* begin Records to process *

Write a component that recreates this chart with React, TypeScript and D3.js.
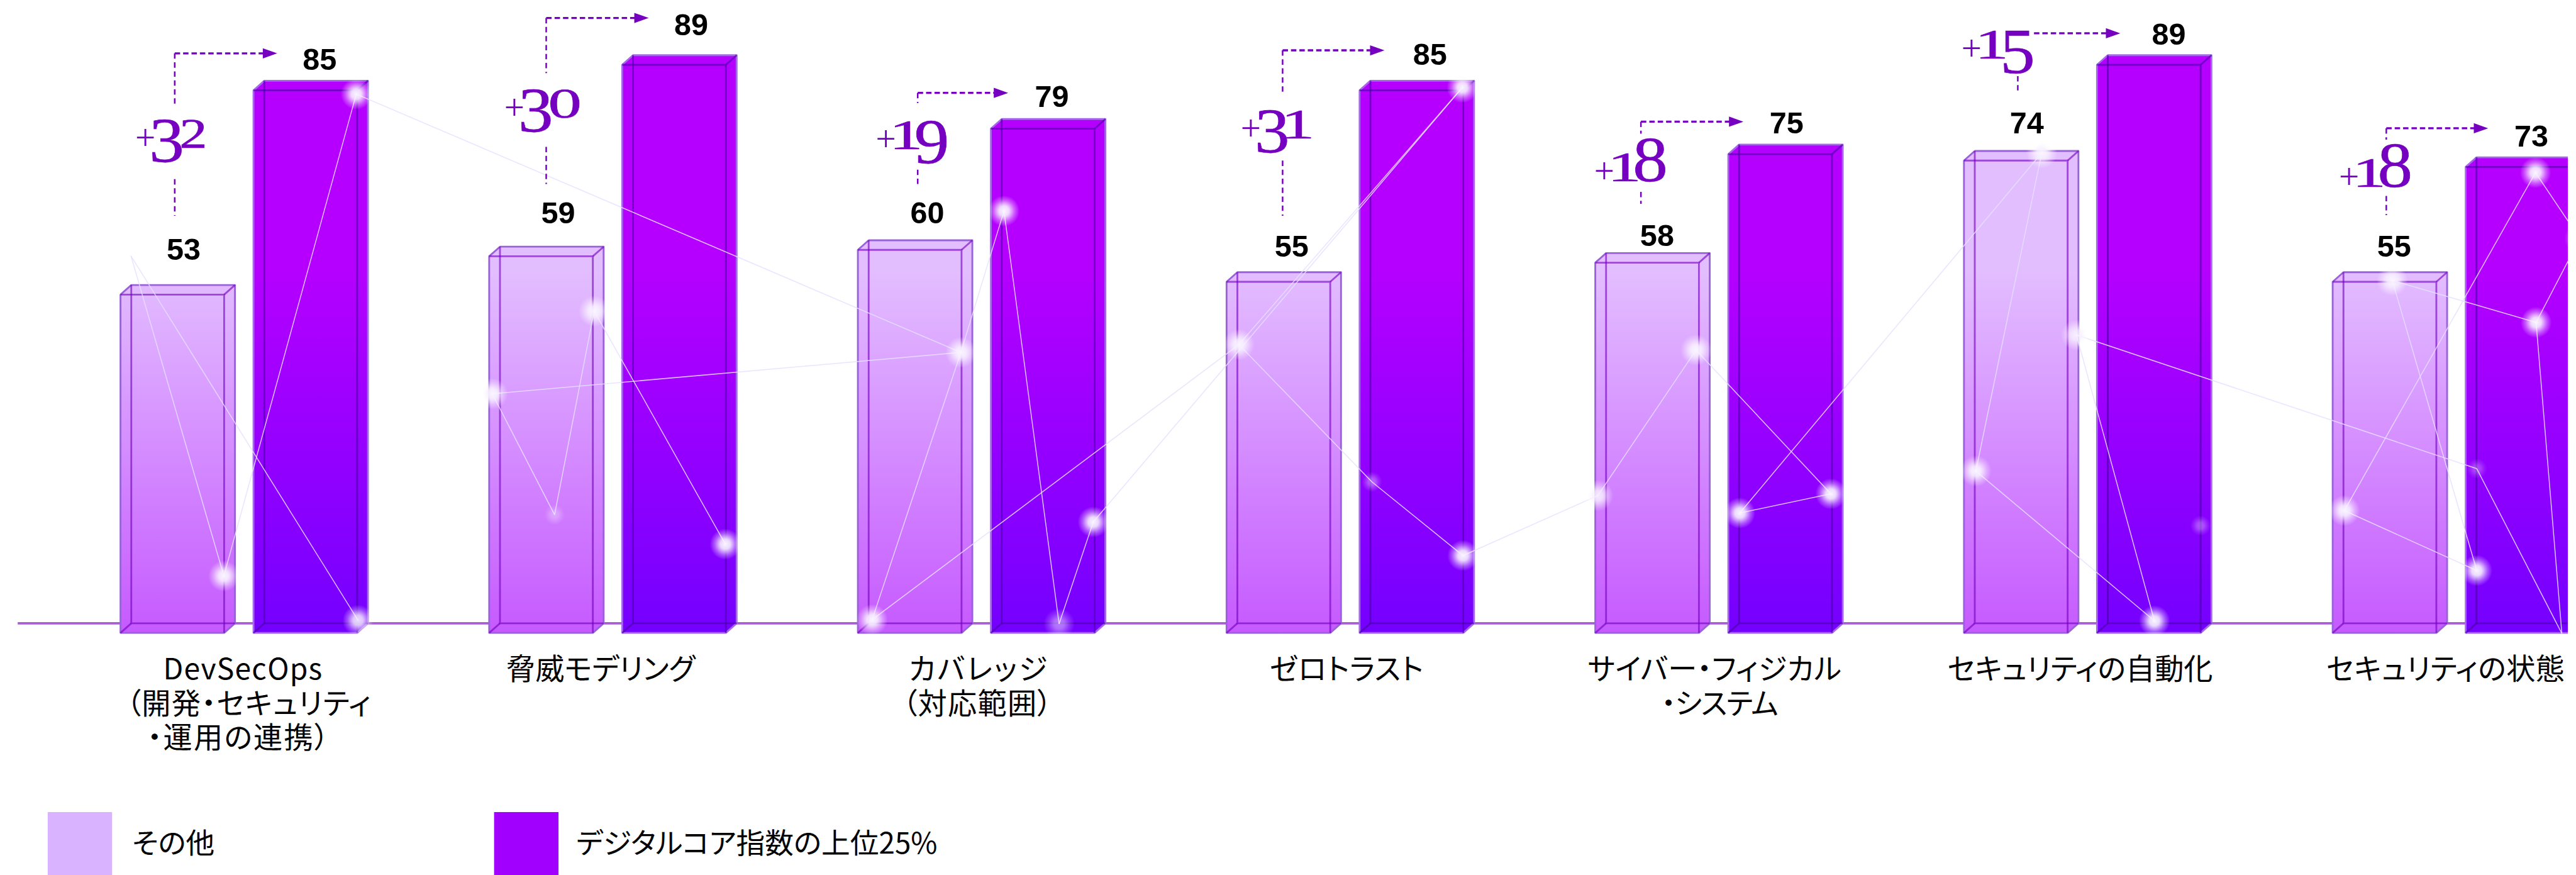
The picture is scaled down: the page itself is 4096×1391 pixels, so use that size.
import React from 'react';
import * as d3 from 'd3';

// Survey scores per security practice: the top quartile against everyone else.
const categoryLines = [
  ['DevSecOps', '（開発・セキュリティ', '・運用の連携）'],
  ['脅威モデリング'],
  ['カバレッジ', '（対応範囲）'],
  ['ゼロトラスト'],
  ['サイバー・フィジカル', '・システム'],
  ['セキュリティの自動化'],
  ['セキュリティの状態'],
];
const otherScores = [53, 59, 60, 55, 58, 74, 55];
const topScores = [85, 89, 79, 85, 75, 89, 73];
const deltas = [32, 30, 19, 31, 18, 15, 18];
const legendLabels = ['その他', 'デジタルコア指数の上位25%'];

// Text anchors and tracking for the labels around each group.
const categoryCenters = [
  [405, 415, 398],
  [1002],
  [1633, 1631],
  [2247],
  [2861, 2869],
  [3471],
  [4081],
];
const categoryTracking = [[1.3, 1.3, 2.3], [0], [3, 1.3], [0.6], [0.4, -1.3], [0], [0.4]];
const otherLabelAnchor = [[306, 433], [931, 373], [1547, 373], [2155, 428], [2765, 410], [3382, 223], [3995, 428]];
const topLabelAnchor = [[533, 117], [1153, 59], [1755, 178], [2386, 108], [2981, 223], [3619, 75], [4224, 245]];
const deltaAnchor = [[227, 247], [843, 196], [1463, 249], [2072, 231], [2662, 302], [3275, 98], [3905, 312]];

// Dashed connector: vertical x, riser start, elbow/arrow y, riser end below the number, arrow tip.
const connectorX = [291, 911, 1531, 2140, 2738, 3367, 3982];
const connectorY = [89, 30, 155, 84, 203, 55.5, 214];
const riserBreak = [174, 122, 172, 157, 223, null, 233];
const riserLow = [[299, 360], [245, 307], [283, 307], [268, 360], [320, 340], [127, 154], [327, 359]];
const arrowTip = [462, 1082, 1682, 2310, 2909, 3538, 4152];
const runStart = [null, null, null, null, null, 3394, null];

// Constellation drawn over the bars.
const stars: [number, number, number][] = [
  [218, 427, 0], [373, 961, 1], [597, 1035, 0.9], [594, 157, 1],
  [1603, 588, 1], [991, 519, 1], [821, 657, 1], [925, 859, 0.35], [1210, 908, 1],
  [1675, 352, 1], [1824, 871, 1], [1767, 1041, 0.5], [1455, 1034, 1],
  [2067, 575, 1], [2440, 146, 1], [2289, 804, 0.4], [2441, 927, 1],
  [2666, 827, 0.9], [2830, 584, 1], [2903, 856, 1], [3055, 824, 1], [3407, 255, 1],
  [3297, 786, 1], [3465, 559, 0.9], [3595, 1036, 1], [3672, 877, 0.35],
  [3912, 852, 1], [3992, 468, 1], [4133, 952, 1], [4133, 782, 0.3],
  [4231, 288, 1], [4232, 538, 1], [4275, 1057, 0], [4305, 398, 0.6],
];
const threads = [
  [0, 1], [0, 2], [3, 1], [3, 4],
  [5, 7], [5, 8], [7, 6], [6, 4],
  [4, 12], [9, 4], [9, 11], [11, 10], [12, 13], [10, 14], [13, 14],
  [13, 15], [15, 16], [16, 17], [17, 18], [18, 20], [19, 20], [19, 21],
  [22, 21], [22, 24], [23, 24], [23, 29],
  [26, 30], [26, 28], [27, 28], [27, 31], [29, 32], [31, 32], [30, 33], [31, 33],
];

const W = 4298;
const H = 1460;
const VIOLET = '#7500C0';
const BAR_W = 173;
const GAP = 222;
const DEPTH_X = 18;
const DEPTH_Y = 16;

const barLeft = d3.scaleLinear().domain([0, 6]).range([200.5, 3892.5]);
const y = d3.scaleLinear().domain([0, 100]).range([1056, -9]);

const polyline = d3.line();

function Bar({ x, value, fill, line, rim }: any) {
  const top = y(value);
  const bottom = y(0);
  const r = x + BAR_W;
  const hull: [number, number][] = [
    [x, top], [x + DEPTH_X, top - DEPTH_Y], [r + DEPTH_X, top - DEPTH_Y],
    [r + DEPTH_X, bottom - DEPTH_Y], [r, bottom], [x, bottom],
  ];
  // Only the edges inside the silhouette get the darker line.
  const inner: [number, number][][] = [
    [[x, top], [r, top], [r, bottom]],
    [[x + DEPTH_X, top - DEPTH_Y], [x + DEPTH_X, bottom - DEPTH_Y], [r + DEPTH_X, bottom - DEPTH_Y]],
    [[r, top], [r + DEPTH_X, top - DEPTH_Y]],
    [[x, bottom], [x + DEPTH_X, bottom - DEPTH_Y]],
  ];
  return (
    <g>
      <path d={polyline(hull) + 'Z'} fill={fill} stroke={rim} strokeWidth={3} strokeLinejoin="round" />
      {inner.map((e, i) => (
        <path key={i} d={polyline(e) as string} fill="none" stroke={line} strokeWidth={3} strokeOpacity={0.62} />
      ))}
    </g>
  );
}

// Old-style figures are built from the lining digits: low digits sit on the
// baseline at x-height, descending ones drop below it.
const lowDigitStretch: Record<string, number> = { '0': 1.6, '1': 1.6, '2': 1.33 };
const lowDigitAdvance: Record<string, number> = { '0': 52, '1': 41, '2': 44 };

function DeltaMark({ value, x, base }: any) {
  let cursor = x + 28;
  const digits = String(value).split('').map((d, i) => {
    const tallUp = '68'.includes(d);
    const tallDown = '34579'.includes(d);
    const tall = tallUp || tallDown;
    const advance = tall ? 45 : lowDigitAdvance[d];
    const cx = cursor + advance / 2;
    cursor += advance;
    return (
      <text
        key={i}
        textAnchor="middle"
        fontSize={tall ? 106 : 70}
        stroke={VIOLET}
        strokeWidth={0.7}
        transform={`translate(${cx},${base + (tallDown ? 24 : 0)}) scale(${tall ? 1.1 : lowDigitStretch[d]},1)`}
      >
        {d}
      </text>
    );
  });
  return (
    <g fill={VIOLET} fontFamily="'Liberation Serif', serif">
      <text x={x - 2} y={base + 3} fontSize={60}>+</text>
      {digits}
    </g>
  );
}

function Connector({ i }: any) {
  const cx = connectorX[i];
  const cy = connectorY[i];
  const tip = arrowTip[i];
  const start = runStart[i] ?? cx;
  const brk = riserBreak[i];
  return (
    <g fill="none" stroke={VIOLET}>
      <path d={`M${start},${cy}H${tip - 22}`} strokeWidth={3.5} strokeDasharray="9 5" />
      {brk !== null && <path d={`M${cx},${cy}V${brk}`} strokeWidth={2.6} strokeDasharray="9 6" />}
      <path d={`M${cx},${riserLow[i][0]}V${riserLow[i][1]}`} strokeWidth={2.6} strokeDasharray="9 6" />
      <polygon points={`${tip - 24},${cy - 8.5} ${tip},${cy} ${tip - 24},${cy + 8.5}`} fill={VIOLET} stroke="none" />
    </g>
  );
}

export default function App() {
  const cjk = "'Noto Sans CJK JP', 'Noto Sans', sans-serif";
  return (
    <svg
      width={4096}
      height={1391}
      viewBox={`0 0 ${W} ${H}`}
      style={{ position: 'absolute', left: 0, top: 0, display: 'block', background: '#fff' }}
    >
      <defs>
        <linearGradient id="otherFill" gradientUnits="userSpaceOnUse" x1="0" x2="0" y1="450" y2="1056">
          <stop offset="0" stopColor="#E3BEFF" />
          <stop offset="1" stopColor="#C65AFF" />
        </linearGradient>
        <linearGradient id="topFill" gradientUnits="userSpaceOnUse" x1="0" x2="0" y1="450" y2="1056">
          <stop offset="0" stopColor="#B500FF" />
          <stop offset="1" stopColor="#7400FF" />
        </linearGradient>
        <radialGradient id="starGlow">
          <stop offset="0" stopColor="#FAF5FF" stopOpacity="1" />
          <stop offset="0.32" stopColor="#F8F2FF" stopOpacity="0.9" />
          <stop offset="0.68" stopColor="#FFFFFF" stopOpacity="0.35" />
          <stop offset="1" stopColor="#FFFFFF" stopOpacity="0" />
        </radialGradient>
        <clipPath id="plotClip">
          <rect x={0} y={0} width={4285} height={H} />
        </clipPath>
      </defs>

      <g clipPath="url(#plotClip)">
        <line x1={29} x2={4285} y1={1040} y2={1040} stroke="#A95BD8" strokeWidth={4} />
        {otherScores.map((v, i) => (
          <Bar key={i} x={barLeft(i)} value={v} fill="url(#otherFill)" line={VIOLET} rim="#9A62DA" />
        ))}
        {topScores.map((v, i) => (
          <Bar key={i} x={barLeft(i) + GAP} value={v} fill="url(#topFill)" line="#4A00A8" rim="#A468E8" />
        ))}
        {threads.map(([a, b], i) => (
          <line
            key={i}
            x1={stars[a][0]}
            y1={stars[a][1]}
            x2={stars[b][0]}
            y2={stars[b][1]}
            stroke="#E6DFFF"
            strokeOpacity={0.85}
            strokeWidth={1.6}
          />
        ))}
        {stars.filter((s) => s[2] > 0).map((s, i) => (
          <circle key={i} cx={s[0]} cy={s[1]} r={s[2] < 0.5 ? 17 : 26} fill="url(#starGlow)" opacity={s[2]} />
        ))}
      </g>

      {deltas.map((d, i) => (
        <g key={i}>
          <Connector i={i} />
          <DeltaMark value={d} x={deltaAnchor[i][0]} base={deltaAnchor[i][1]} />
        </g>
      ))}

      <g fontFamily="'Liberation Sans', Arial, sans-serif" fontWeight={700} fontSize={51} textAnchor="middle" fill="#000">
        {otherScores.map((v, i) => (
          <text key={i} x={otherLabelAnchor[i][0]} y={otherLabelAnchor[i][1]}>{v}</text>
        ))}
        {topScores.map((v, i) => (
          <text key={i} x={topLabelAnchor[i][0]} y={topLabelAnchor[i][1]}>{v}</text>
        ))}
      </g>

      <g fontFamily={cjk} fontSize={48.5} textAnchor="middle" fill="#000" style={{ fontFeatureSettings: '"palt"' }}>
        {categoryLines.map((lines, i) =>
          lines.map((t, j) => (
            <text key={`${i}-${j}`} x={categoryCenters[i][j]} y={1134 + j * 57} letterSpacing={categoryTracking[i][j]}>
              {t}
            </text>
          )),
        )}
      </g>

      <rect x={79} y={1355} width={107.5} height={105} fill="#D9B3FF" />
      <rect x={824} y={1355} width={107.5} height={105} fill="#A100FF" />
      <g fontFamily={cjk} fontSize={48} fill="#000" style={{ fontFeatureSettings: '"palt"' }}>
        <text x={220} y={1424}>{legendLabels[0]}</text>
        <text x={961} y={1424}>{legendLabels[1]}</text>
      </g>
    </svg>
  );
}
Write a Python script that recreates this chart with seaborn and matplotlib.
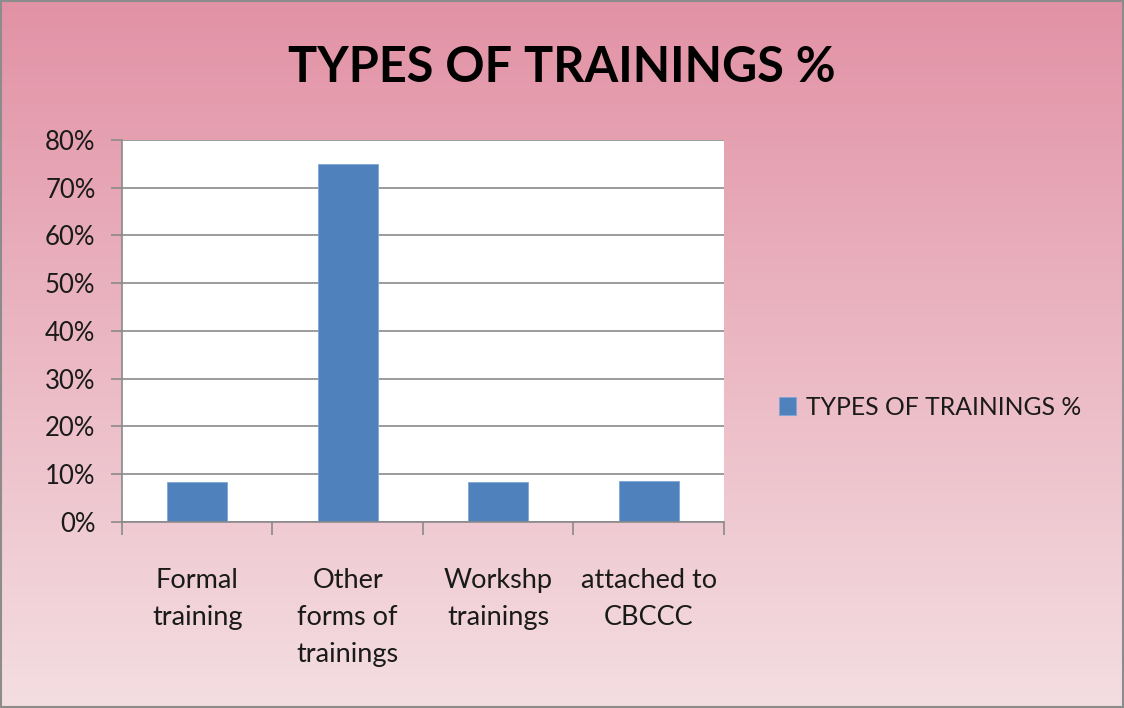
import numpy as np
import pandas as pd
import matplotlib.pyplot as plt
import seaborn as sns
from matplotlib.ticker import PercentFormatter, FixedLocator

# Chart data
categories = ['Formal\ntraining', 'Other\nforms of\ntrainings', 'Workshp\ntrainings', 'attached to\nCBCCC']
shares = [8.3, 75.0, 8.3, 8.5]
series_name = 'TYPES OF TRAININGS %'

df = pd.DataFrame({'category': categories, 'share': shares})

sns.set_theme(style='white')
plt.rcParams['font.family'] = ['Lato', 'DejaVu Sans']

fig = plt.figure(figsize=(11.24, 7.08), dpi=100)

# pink gradient background for the whole chart area
bg = fig.add_axes([0, 0, 1, 1], zorder=-10)
top_col = np.array([0xE2, 0x92, 0xA5]) / 255
bot_col = np.array([0xF4, 0xDE, 0xE2]) / 255
t = np.linspace(0, 1, 256)[:, None]
grad = top_col * (1 - t) + bot_col * t
bg.imshow(grad[:, None, :].repeat(2, axis=1), aspect='auto', extent=[0, 1, 0, 1])
bg.set_xlim(0, 1)
bg.set_ylim(0, 1)
bg.axis('off')
bg.add_patch(plt.Rectangle((0.001, 0.001), 0.998, 0.997, fill=False,
                           edgecolor='#8c8c8c', lw=1.5, transform=bg.transAxes))

ax = fig.add_axes([0.1085, 0.2627, 0.5356, 0.5396])
ax.set_facecolor('white')
sns.barplot(data=df, x='category', y='share', color='#4F81BD', width=0.4,
            saturation=1, ax=ax, label=series_name, edgecolor='#7FA6D6', linewidth=0.6)

ax.set_ylim(0, 80)
ax.set_xlim(-0.5, len(categories) - 0.5)
ax.yaxis.set_major_locator(FixedLocator(np.arange(0, 81, 10)))
ax.yaxis.set_major_formatter(PercentFormatter(decimals=0))
ax.grid(axis='y', color='#8a8a8a', lw=1.2)
ax.set_axisbelow(True)
ax.set_xlabel('')
ax.set_ylabel('')

for side in ['top', 'right']:
    ax.spines[side].set_visible(False)
ax.spines['left'].set_color('#8a8a8a')
ax.spines['bottom'].set_color('#8a8a8a')
ax.spines['left'].set_linewidth(1.2)
ax.spines['bottom'].set_linewidth(1.2)

ax.tick_params(axis='y', left=True, length=8, width=1.2, color='#8a8a8a',
               labelsize=18.5, labelcolor='#1a1a1a', pad=11)
ax.tick_params(axis='x', bottom=False, labelsize=19.5, labelcolor='#1a1a1a')
ax.set_xticklabels(categories, linespacing=1.6)

# category boundary ticks
ax.set_xticks(np.arange(-0.5, len(categories)), minor=True)
ax.tick_params(axis='x', which='minor', bottom=True, length=9, width=1.2, color='#8a8a8a')

for lbl in ax.get_xticklabels():
    lbl.set_verticalalignment('top')
ax.tick_params(axis='x', pad=27)

fig.text(0.5, 0.905, 'TYPES OF TRAININGS %', ha='center', va='center',
         fontsize=35, fontweight='bold', color='black')

leg = ax.legend(loc='center left', bbox_to_anchor=(0.673, 0.425), bbox_transform=fig.transFigure,
                frameon=False, fontsize=17.8, handlelength=0.7, handleheight=0.7,
                handletextpad=0.4)
for txt in leg.get_texts():
    txt.set_color('#1a1a1a')

fig.savefig('out.png', dpi=100)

* end Records to process *

§ **Task objective**: Give again exactly the lines running from the beginning of the material above through the line that contains "const legendLabels = ['その他', 'デジタルコア指数の上位25%'];", and leave out every picture.

§ **Result for this task**:
Write a component that recreates this chart with React, TypeScript and D3.js.
The picture is scaled down: the page itself is 4096×1391 pixels, so use that size.
import React from 'react';
import * as d3 from 'd3';

// Survey scores per security practice: the top quartile against everyone else.
const categoryLines = [
  ['DevSecOps', '（開発・セキュリティ', '・運用の連携）'],
  ['脅威モデリング'],
  ['カバレッジ', '（対応範囲）'],
  ['ゼロトラスト'],
  ['サイバー・フィジカル', '・システム'],
  ['セキュリティの自動化'],
  ['セキュリティの状態'],
];
const otherScores = [53, 59, 60, 55, 58, 74, 55];
const topScores = [85, 89, 79, 85, 75, 89, 73];
const deltas = [32, 30, 19, 31, 18, 15, 18];
const legendLabels = ['その他', 'デジタルコア指数の上位25%'];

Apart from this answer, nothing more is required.